Alibaba and China Telecom on Tuesday unveiled a new data center in Shaoguan, in China’s Guangdong province, that runs on Alibaba’s in-house Zhenwu AI semiconductors. The facility’s initial computing cluster uses 10,000 Zhenwu chips crafted for both AI model training and inferencing, and the partners indicated the installation can handle AI models containing hundreds of billions of parameters.
According to the announcement, the site is designed with growth in mind - the computing footprint is expected to scale up to 100,000 Zhenwu chips. China Telecom and Alibaba highlighted that the cluster’s computing power will be available to multiple industry use cases, explicitly citing sectors such as healthcare and advanced materials as potential beneficiaries.
Alibaba develops its processor technology through its T-head unit. The company, headquartered in Hangzhou, is also among China’s major cloud computing providers. Its cloud division markets AI models, and that business has been identified by the company as one of its faster-growing segments in recent reporting.

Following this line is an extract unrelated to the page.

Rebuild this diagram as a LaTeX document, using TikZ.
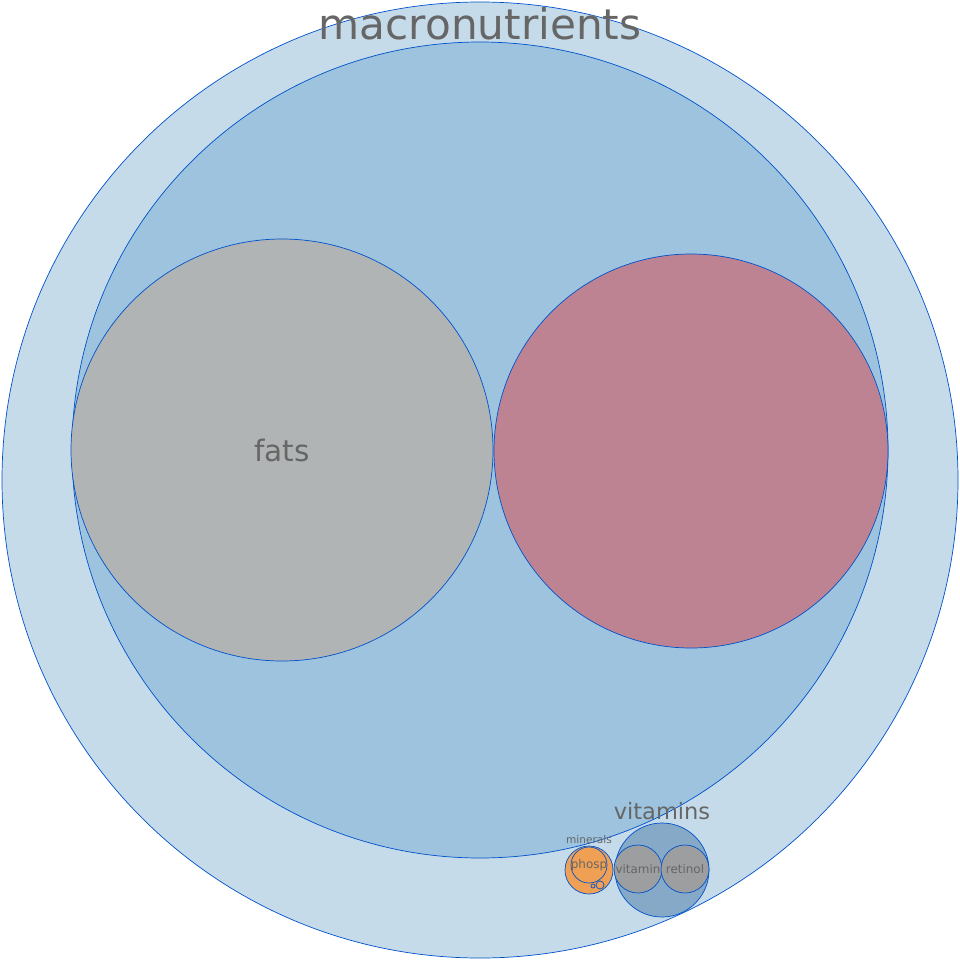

The Shaoguan deployment comes as Chinese companies accelerate development of domestically produced semiconductor options. The announcement noted this shift in context of restrictions from the United States that have limited China’s access to certain semiconductor technologies, including AI chips supplied by some foreign vendors.
Industry observers will note this launch follows other recent domestic deployments: last month, a computing cluster built with Huawei’s Ascend 910C AI chips was brought online in China. Both developments underscore continuing investment by Chinese technology firms and carriers in homegrown AI hardware.
For now, the Shaoguan facility’s public description focuses on its technical capacity, the planned scale-up path, and the range of commercial applications the computing cluster is intended to support. Details beyond those points were not provided in the announcement.